Harold Pinter: *The Birthday Party* (1958)
*The Birthday Party* is Harold Pinter's first full-length play, though it initially failed commercially after its London premiere in 1958. It later became a landmark of **"Pinteresque"** drama—a style defined by menace, ambiguous dialogue, power struggles, and the invasion of domestic space by inexplicable external forces. The play is a masterpiece of the **Theatre of the Absurd** and the **comedy of menace**.
**Plot Summary**
The action takes place in a rundown boarding house run by Meg and Petey Boles, a bickering elderly couple. Their only lodger is **Stanley Webber**, a slovenly, nervous man in his thirties who appears to be hiding from something. He plays piano poorly, bullies Meg gently, and resists leaving his room.

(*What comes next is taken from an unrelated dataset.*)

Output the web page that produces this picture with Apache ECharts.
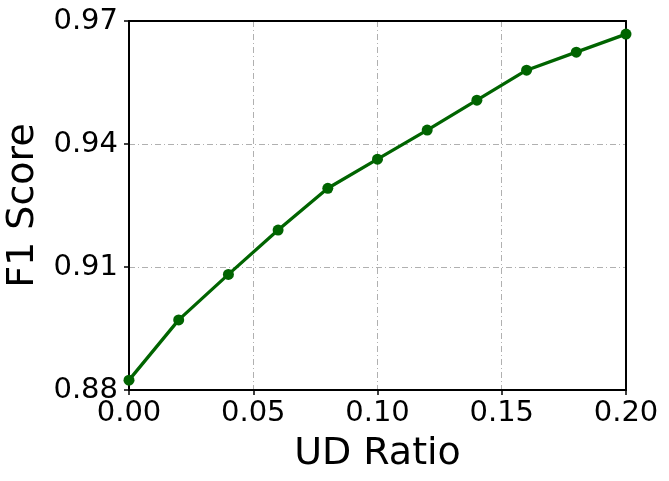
<!DOCTYPE html>
<html>
<head>
	<meta charset="utf-8">
	<title>UD Ratio vs F1 Score</title>
	<script type="text/javascript" src="https://cdn.jsdelivr.net/npm/echarts@6/dist/echarts.min.js"></script>
	<style type="text/css">
		html, body{
			margin:0;
			padding:0;
			background:#fff;
		}
	</style>
</head>
<body>
<div id="main" style="width: 669px;height: 481px"></div>
<script type="text/javascript">
	// values
	var udRatio = [0.00, 0.02, 0.04, 0.06, 0.08, 0.10, 0.12, 0.14, 0.16, 0.18, 0.20];
	var f1Score = [0.8824, 0.8971, 0.9082, 0.9190, 0.9292, 0.9363, 0.9434, 0.9507, 0.9580, 0.9624, 0.9668];
	var xTicks = [0, 0.05, 0.10, 0.15, 0.20];
	var yTicks = [0.88, 0.91, 0.94, 0.97];

	var points = [];
	for(var i=0;i<udRatio.length;i++){
		points.push([udRatio[i], f1Score[i]]);
	}

	var font = 'DejaVu Sans';
	var gridDash = {
		color: '#b0b0b0',
		width: 1,
		type: [6, 3, 1, 3]
	};
	var frame = { color: '#000', width: 2 };

	var myChart = echarts.init(document.getElementById("main"));

	var option = {
		animation: false,
		grid: {
			top: 21,
			left: 129,
			right: 43,
			bottom: 91,
			show: false,
			containLabel: false,
			outerBoundsMode: 'none'
		},
		xAxis: [{
			type: 'value',
			min: 0,
			max: 0.2,
			interval: 0.05,
			name: 'UD Ratio',
			nameLocation: 'middle',
			nameGap: 45,
			nameTextStyle: {
				fontFamily: font,
				fontSize: 38,
				color: '#000'
			},
			axisLine: { show: true, lineStyle: frame },
			axisTick: {
				show: true,
				length: 5,
				lineStyle: { color: '#000', width: 1.5 }
			},
			axisLabel: {
				margin: 9,
				fontFamily: font,
				fontSize: 29,
				color: '#000',
				formatter: function(v){
					return xTicks.indexOf(+v.toFixed(2)) >= 0 ? v.toFixed(2) : '';
				}
			},
			splitLine: {
				show: true,
				showMinLine: false,
				showMaxLine: false,
				lineStyle: gridDash
			}
		}, {
			// top edge of the frame
			type: 'value',
			position: 'top',
			min: 0,
			max: 0.2,
			axisLine: { show: true, onZero: false, lineStyle: frame },
			axisTick: { show: false },
			axisLabel: { show: false },
			splitLine: { show: false }
		}],
		yAxis: [{
			type: 'value',
			min: 0.88,
			max: 0.97,
			interval: 0.03,
			name: 'F1 Score',
			nameLocation: 'middle',
			nameGap: 84,
			nameTextStyle: {
				fontFamily: font,
				fontSize: 38,
				color: '#000'
			},
			axisLine: { show: true, lineStyle: frame },
			axisTick: {
				show: true,
				length: 5,
				lineStyle: { color: '#000', width: 1.5 }
			},
			axisLabel: {
				margin: 11,
				fontFamily: font,
				fontSize: 29,
				color: '#000',
				formatter: function(v){
					return yTicks.indexOf(+v.toFixed(2)) >= 0 ? v.toFixed(2) : '';
				}
			},
			splitLine: {
				show: true,
				showMinLine: false,
				showMaxLine: false,
				lineStyle: gridDash
			}
		}, {
			// right edge of the frame
			type: 'value',
			position: 'right',
			min: 0.88,
			max: 0.97,
			axisLine: { show: true, onZero: false, lineStyle: frame },
			axisTick: { show: false },
			axisLabel: { show: false },
			splitLine: { show: false }
		}],
		series: [{
			type: 'line',
			data: points,
			symbol: 'circle',
			symbolSize: 11,
			showAllSymbol: true,
			clip: false,
			z: 5,
			itemStyle: {
				color: '#006400'
			},
			lineStyle: {
				color: '#006400',
				width: 3.3
			}
		}]
	};

	myChart.setOption(option);
</script>
</body>
</html>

Two strangers arrive: **Goldberg** and **McCann**. They speak in clichés, non-sequiturs, and threatening half-sentences. They claim to have known Stanley in the past—but it is never clear who they are, what he has done, or why they have come. They announce it is Stanley's birthday (though Stanley denies it). They force him to participate in a bizarre party: blind man's buff, a toy drum, drunken toasts. The play descends into a brutal interrogation scene where Goldberg and McCann systematically destroy Stanley's identity through psychological torment. By morning, Stanley has been reduced to a catatonic, childlike state. Goldberg and McCann drag him away to an unknown destination. Petey weakly protests, but Meg remains oblivious, celebrating what she thinks was a successful party.
**Major Themes**
- **Menace and the Ordinary:** Pinter places terrifying, inexplicable threats within mundane settings (breakfast, tea, party games). The horror is not what happens—it is the uncertainty of *why*.

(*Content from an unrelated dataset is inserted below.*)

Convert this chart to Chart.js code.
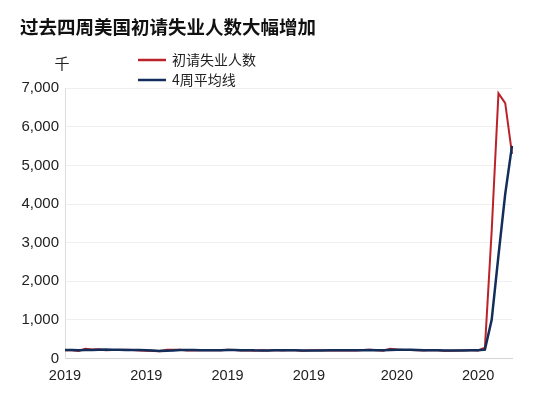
<!DOCTYPE html>
<html>
<head>
<meta charset="utf-8">
<script src="https://cdn.jsdelivr.net/npm/chart.js@4"></script>
<style>
  html, body { margin: 0; padding: 0; background: #fff; }
  #wrap { width: 550px; height: 396px; }
</style>
</head>
<body>
<div id="wrap"><canvas id="chart" width="550" height="396"></canvas></div>
<script>
// weekly dates (week ending Saturday)
const weeks = [
  "2019-01-05","2019-01-12","2019-01-19","2019-01-26","2019-02-02","2019-02-09","2019-02-16","2019-02-23",
  "2019-03-02","2019-03-09","2019-03-16","2019-03-23","2019-03-30","2019-04-06","2019-04-13","2019-04-20",
  "2019-04-27","2019-05-04","2019-05-11","2019-05-18","2019-05-25","2019-06-01","2019-06-08","2019-06-15",
  "2019-06-22","2019-06-29","2019-07-06","2019-07-13","2019-07-20","2019-07-27","2019-08-03","2019-08-10",
  "2019-08-17","2019-08-24","2019-08-31","2019-09-07","2019-09-14","2019-09-21","2019-09-28","2019-10-05",
  "2019-10-12","2019-10-19","2019-10-26","2019-11-02","2019-11-09","2019-11-16","2019-11-23","2019-11-30",
  "2019-12-07","2019-12-14","2019-12-21","2019-12-28","2020-01-04","2020-01-11","2020-01-18","2020-01-25",
  "2020-02-01","2020-02-08","2020-02-15","2020-02-22","2020-02-29","2020-03-07","2020-03-14","2020-03-21",
  "2020-03-28","2020-04-04","2020-04-11"
];

// 初请失业人数 (thousands)
const claims = [
  216, 213, 199, 253, 234, 239, 216, 225, 223, 229, 221, 211, 202, 196, 192, 230,
  230, 228, 212, 211, 215, 218, 222, 216, 227, 221, 209, 216, 206, 215, 209, 220,
  209, 215, 217, 204, 208, 213, 219, 210, 218, 212, 218, 211, 225, 227, 213, 203,
  252, 235, 222, 220, 214, 207, 223, 216, 202, 205, 211, 219, 216, 211, 282, 3307,
  6867, 6615, 5300
];

// 4周平均线 (thousands)
const avg4w = [
  221, 220, 215, 220, 225, 231, 236, 229, 226, 223, 225, 221, 216, 207, 200, 205,
  212, 220, 225, 220, 217, 214, 217, 218, 221, 222, 218, 218, 213, 212, 212, 213,
  213, 213, 215, 211, 211, 211, 211, 213, 215, 215, 215, 215, 217, 220, 219, 217,
  224, 232, 228, 232, 223, 216, 216, 215, 212, 212, 209, 209, 213, 215, 232, 1004,
  2665, 4266, 5508
];

// x tick labels shown under the axis
const tickIdx = [0, 12, 24, 36, 49, 61];
const tickText = ["2019", "2019", "2019", "2019", "2020", "2020"];

const seriesNames = ["初请失业人数", "4周平均线"];
const seriesColors = ["#bb2229", "#132e5a"];

const textColor = "#222";
const cjk = "'Noto Sans CJK SC', 'Noto Sans', sans-serif";
const latin = "'Liberation Sans', Arial, sans-serif";

// legend + unit label drawn above the plot
const topLabels = {
  id: "topLabels",
  afterDraw(chart) {
    const ctx = chart.ctx;
    ctx.save();
    ctx.font = "15px " + cjk;
    ctx.fillStyle = textColor;
    ctx.textAlign = "center";
    ctx.textBaseline = "middle";
    ctx.fillText("千", 62, 63);

    ctx.textAlign = "left";
    ctx.font = "14px " + cjk;
    chart.data.datasets.forEach((ds, i) => {
      const y = 60 + i * 20;
      ctx.strokeStyle = ds.borderColor;
      ctx.lineWidth = 2.5;
      ctx.beginPath();
      ctx.moveTo(138, y);
      ctx.lineTo(166, y);
      ctx.stroke();
      ctx.fillText(ds.label, 172, y);
    });
    ctx.restore();
  },
};

new Chart(document.getElementById("chart"), {
  type: "line",
  data: {
    labels: weeks,
    datasets: [
      {
        label: seriesNames[0],
        data: claims,
        borderColor: seriesColors[0],
        borderWidth: 2,
        pointRadius: 0,
        tension: 0,
        order: 2,
      },
      {
        label: seriesNames[1],
        data: avg4w,
        borderColor: seriesColors[1],
        borderWidth: 2.5,
        pointRadius: 0,
        tension: 0,
        order: 1,
      },
    ],
  },
  options: {
    responsive: false,
    animation: false,
    layout: { padding: { left: 20, right: 38, top: 4, bottom: 2 } },
    plugins: {
      legend: { display: false },
      tooltip: { enabled: false },
      title: {
        display: true,
        text: "过去四周美国初请失业人数大幅增加",
        align: "start",
        color: "#111",
        font: { family: cjk, size: 18.5, weight: "bold" },
        padding: { top: 12, bottom: 50 },
      },
    },
    scales: {
      x: {
        type: "category",
        offset: false,
        grid: { display: false, drawTicks: false },
        border: { color: "#d4d4d4", width: 1 },
        ticks: {
          autoSkip: false,
          maxRotation: 0,
          padding: 9,
          color: textColor,
          font: { family: latin, size: 14.5 },
          callback: (v, i) => {
            const k = tickIdx.indexOf(i);
            return k >= 0 ? tickText[k] : null;
          },
        },
      },
      y: {
        min: 0,
        max: 7000,
        afterFit: (s) => { s.width = 45; },
        grid: { color: "#efefef", drawTicks: false },
        border: { color: "#dcdcdc", width: 1 },
        ticks: {
          stepSize: 1000,
          padding: 6,
          color: textColor,
          font: { family: latin, size: 15 },
          callback: (v) => v.toLocaleString("en-US"),
        },
      },
    },
  },
  plugins: [topLabels],
});
</script>
</body>
</html>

- **Identity and Destruction:** Goldberg and McCann do not simply threaten Stanley physically; they erase his selfhood through interrogation, gaslighting, and re-naming. The play asks: can identity survive without memory or context?

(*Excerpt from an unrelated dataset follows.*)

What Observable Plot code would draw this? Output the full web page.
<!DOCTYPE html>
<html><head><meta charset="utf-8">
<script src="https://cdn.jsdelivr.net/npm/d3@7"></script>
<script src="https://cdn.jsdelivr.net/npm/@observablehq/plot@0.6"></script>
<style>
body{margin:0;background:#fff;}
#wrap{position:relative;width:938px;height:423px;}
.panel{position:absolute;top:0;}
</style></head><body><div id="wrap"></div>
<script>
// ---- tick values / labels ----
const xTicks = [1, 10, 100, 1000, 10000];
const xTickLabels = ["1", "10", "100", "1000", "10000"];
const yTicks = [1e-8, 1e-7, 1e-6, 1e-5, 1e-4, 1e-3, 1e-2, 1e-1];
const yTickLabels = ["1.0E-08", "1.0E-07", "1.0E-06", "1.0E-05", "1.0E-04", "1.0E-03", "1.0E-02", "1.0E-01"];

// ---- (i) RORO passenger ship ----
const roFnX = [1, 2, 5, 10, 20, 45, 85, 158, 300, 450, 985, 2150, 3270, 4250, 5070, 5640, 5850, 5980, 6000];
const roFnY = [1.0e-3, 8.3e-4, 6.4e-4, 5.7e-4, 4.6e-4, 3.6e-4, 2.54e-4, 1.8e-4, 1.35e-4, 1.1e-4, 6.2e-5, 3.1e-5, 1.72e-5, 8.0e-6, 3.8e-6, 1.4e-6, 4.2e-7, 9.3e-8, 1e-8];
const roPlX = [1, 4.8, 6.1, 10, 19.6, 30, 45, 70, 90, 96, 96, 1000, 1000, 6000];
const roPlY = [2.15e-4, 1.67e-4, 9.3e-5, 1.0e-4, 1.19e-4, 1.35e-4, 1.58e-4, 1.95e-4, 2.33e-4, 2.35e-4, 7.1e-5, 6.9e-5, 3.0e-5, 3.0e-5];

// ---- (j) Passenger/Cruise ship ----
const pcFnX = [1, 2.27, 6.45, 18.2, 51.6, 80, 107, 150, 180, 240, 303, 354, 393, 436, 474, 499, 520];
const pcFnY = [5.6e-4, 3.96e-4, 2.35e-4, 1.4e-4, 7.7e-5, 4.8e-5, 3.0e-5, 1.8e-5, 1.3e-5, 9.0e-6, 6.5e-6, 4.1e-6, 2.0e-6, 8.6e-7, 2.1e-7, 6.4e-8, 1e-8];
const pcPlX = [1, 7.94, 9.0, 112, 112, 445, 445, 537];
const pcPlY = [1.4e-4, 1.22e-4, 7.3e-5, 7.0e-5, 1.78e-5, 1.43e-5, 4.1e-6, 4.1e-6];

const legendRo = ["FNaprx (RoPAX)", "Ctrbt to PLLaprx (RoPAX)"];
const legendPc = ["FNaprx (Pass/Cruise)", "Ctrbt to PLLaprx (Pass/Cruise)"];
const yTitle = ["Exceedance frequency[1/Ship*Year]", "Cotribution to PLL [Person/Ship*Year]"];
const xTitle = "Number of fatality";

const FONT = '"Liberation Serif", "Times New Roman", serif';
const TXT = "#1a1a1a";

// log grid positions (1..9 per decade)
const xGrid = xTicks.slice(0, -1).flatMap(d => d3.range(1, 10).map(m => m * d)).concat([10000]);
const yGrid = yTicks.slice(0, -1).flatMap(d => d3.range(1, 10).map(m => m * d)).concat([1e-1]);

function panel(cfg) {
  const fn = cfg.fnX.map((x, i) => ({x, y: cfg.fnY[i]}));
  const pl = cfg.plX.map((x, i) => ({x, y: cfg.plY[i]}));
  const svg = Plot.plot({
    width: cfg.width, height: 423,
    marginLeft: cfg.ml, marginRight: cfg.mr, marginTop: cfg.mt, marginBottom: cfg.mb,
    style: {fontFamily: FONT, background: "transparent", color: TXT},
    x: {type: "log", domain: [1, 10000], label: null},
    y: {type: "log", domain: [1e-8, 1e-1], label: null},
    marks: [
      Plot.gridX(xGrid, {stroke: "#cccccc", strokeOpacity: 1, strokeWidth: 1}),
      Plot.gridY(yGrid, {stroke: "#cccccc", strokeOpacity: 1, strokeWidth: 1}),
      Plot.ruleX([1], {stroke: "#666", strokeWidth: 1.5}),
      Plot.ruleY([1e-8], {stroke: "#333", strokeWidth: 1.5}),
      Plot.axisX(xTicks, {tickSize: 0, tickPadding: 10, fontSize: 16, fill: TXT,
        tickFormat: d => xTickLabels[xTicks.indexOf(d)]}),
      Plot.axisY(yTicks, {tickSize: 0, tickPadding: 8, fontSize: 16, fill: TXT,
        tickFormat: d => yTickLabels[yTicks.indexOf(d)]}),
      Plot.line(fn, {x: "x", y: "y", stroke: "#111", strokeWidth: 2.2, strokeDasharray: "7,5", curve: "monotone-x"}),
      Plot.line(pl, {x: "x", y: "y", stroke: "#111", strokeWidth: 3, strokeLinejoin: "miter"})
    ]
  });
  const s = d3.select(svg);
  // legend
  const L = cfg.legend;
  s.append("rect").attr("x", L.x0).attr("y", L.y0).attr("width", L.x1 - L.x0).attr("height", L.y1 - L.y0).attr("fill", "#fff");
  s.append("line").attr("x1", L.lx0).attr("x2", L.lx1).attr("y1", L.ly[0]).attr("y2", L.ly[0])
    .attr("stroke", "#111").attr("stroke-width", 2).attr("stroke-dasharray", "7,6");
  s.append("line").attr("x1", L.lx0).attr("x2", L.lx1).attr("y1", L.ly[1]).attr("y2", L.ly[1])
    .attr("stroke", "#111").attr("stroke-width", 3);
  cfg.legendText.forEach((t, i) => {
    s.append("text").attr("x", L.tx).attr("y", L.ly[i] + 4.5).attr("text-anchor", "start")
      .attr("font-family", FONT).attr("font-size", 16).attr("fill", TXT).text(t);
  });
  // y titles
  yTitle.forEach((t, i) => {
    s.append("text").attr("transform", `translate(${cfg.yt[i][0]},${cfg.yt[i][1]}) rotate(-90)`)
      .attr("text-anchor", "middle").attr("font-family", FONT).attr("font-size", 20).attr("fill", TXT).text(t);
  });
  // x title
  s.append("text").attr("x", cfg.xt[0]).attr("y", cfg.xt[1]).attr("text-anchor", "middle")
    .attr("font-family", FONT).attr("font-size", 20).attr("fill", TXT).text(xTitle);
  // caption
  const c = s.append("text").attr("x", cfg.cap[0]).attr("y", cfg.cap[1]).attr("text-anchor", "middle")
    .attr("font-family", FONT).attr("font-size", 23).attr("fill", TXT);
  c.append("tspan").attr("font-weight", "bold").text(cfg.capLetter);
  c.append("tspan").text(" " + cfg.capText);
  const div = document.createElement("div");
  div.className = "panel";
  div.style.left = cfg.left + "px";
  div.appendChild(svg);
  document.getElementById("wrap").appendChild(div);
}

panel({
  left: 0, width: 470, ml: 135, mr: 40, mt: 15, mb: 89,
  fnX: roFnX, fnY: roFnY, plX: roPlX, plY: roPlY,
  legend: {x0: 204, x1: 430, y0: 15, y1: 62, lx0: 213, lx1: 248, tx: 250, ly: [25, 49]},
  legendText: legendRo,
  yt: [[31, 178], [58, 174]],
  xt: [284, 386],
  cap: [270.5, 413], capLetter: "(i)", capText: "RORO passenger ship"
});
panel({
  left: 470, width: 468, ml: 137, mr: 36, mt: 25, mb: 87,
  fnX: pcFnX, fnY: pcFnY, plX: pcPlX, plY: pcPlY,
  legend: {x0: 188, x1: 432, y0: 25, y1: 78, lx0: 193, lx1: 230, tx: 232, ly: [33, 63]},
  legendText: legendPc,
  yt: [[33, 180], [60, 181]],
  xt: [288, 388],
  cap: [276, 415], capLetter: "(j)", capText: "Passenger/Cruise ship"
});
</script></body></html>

- **Language as Weapon:** Pinter's famous pauses and silences are as violent as speeches. Characters speak in clichés, evasions, and non-sequiturs—language not to communicate but to dominate, confuse, or avoid.
- **The Inexplicable:** The play never explains who Goldberg and McCann are (police? secret agents? figures from Stanley's past? his own conscience?). This ambiguity is intentional and central.
**Legacy** *The Birthday Party* initially closed after eight performances but was revived to acclaim in 1964. It established Pinter as a major voice in post-war drama. The play's influence pervades contemporary theatre, film, and television—any narrative where domestic comfort is invaded by irrational, unnamed menace. It remains a chilling, darkly comic, and utterly original work.